James Fenimore Cooper, The Last of the Mohicans.
. . . implications in that row . . .
Leonard Bernstein, The Unanswered Question.
. . . Nietzsche contra Wagner . . .
Friedrich Nietzsche, Nietzsche contra Wagner.
. . . that obviously the whole . . .
Leonard Bernstein, The Unanswered Question.
. . . Night . . .
George S. Kaufman and Morris Ryskind, A Night at the Opera.
. . . is going to be filled with . . .
Leonard Bernstein, The Unanswered Question.
. . . anti-Semitic dogma and agitation . . .
Fritz Stern, Gold and Iron: Bismarck, Bleichroder, and the Building of the German Empire.
. . . as long as that row has anything to say about it.
Leonard Bernstein, The Unanswered Question.
"It's unspeakable," thought the doctor.
Boris Pasternak, Dr. Zhivago.
The time had come, he knew and acted.
Peter Gay, Freud: A Life for Our Time.
"I can no longer endure this!"
E.L. Doctorow, City of God.
"It's to show me," he thought, "what would happen to me—"

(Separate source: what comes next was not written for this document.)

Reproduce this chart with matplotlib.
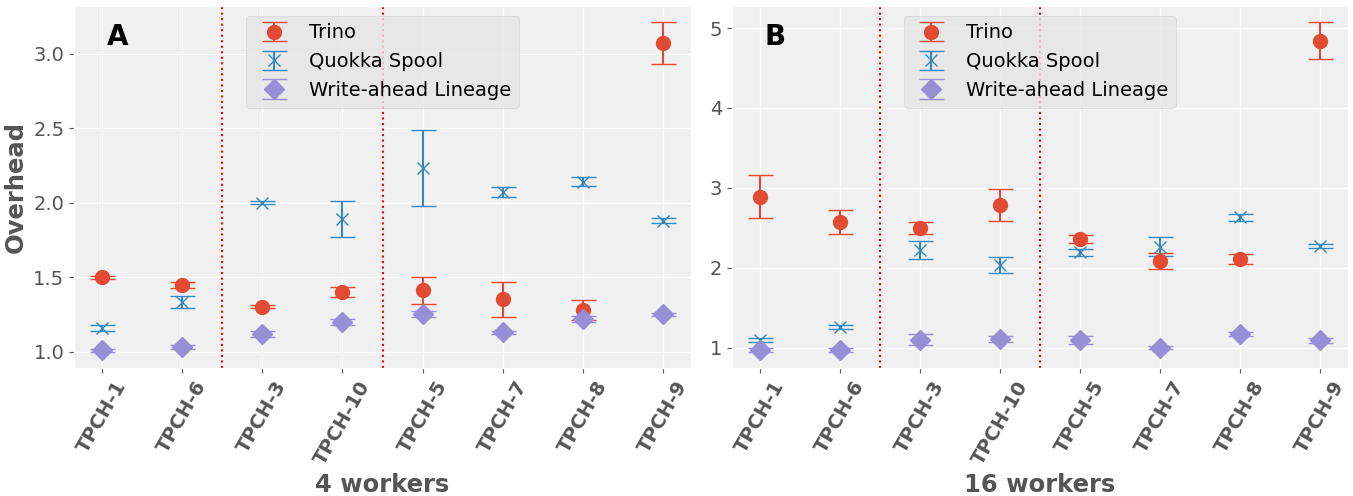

Edith Wharton, The Age of Innocence.
. . . I and my people, . . .
The Book of Esther.
. . . us Jews . . .
Sigmund Freud, Letter to Charles Singer.
"what would happen to me—"
Edith Wharton, The Age of Innocence.
And now—now finally, at last—
Thomas Mann, Mario and the Magician.
. . . a deathly sense of the superiority of implication and analogy over direct action, and of silence over rash words, closed in on him . . .
Edith Wharton, The Age of Innocence.
For Freud, . . .
E. James Lieberman, Acts of Will.
The hour ended here, . . .
Joseph Wortis, Fragments of an Analysis with Freud.
The doctor got up . . .
Boris Pasternak, Dr. Zhivago.
. . . turned to his host . . .
Edith Wharton, The Age of Innocence.
. . . and tremulously wondered . . .
W.D. Howells, The Rise of Silas Lapham.
. . . with amazement, with incredulity, with indignation, . . .
H.G. Wells, The Research Magnificent.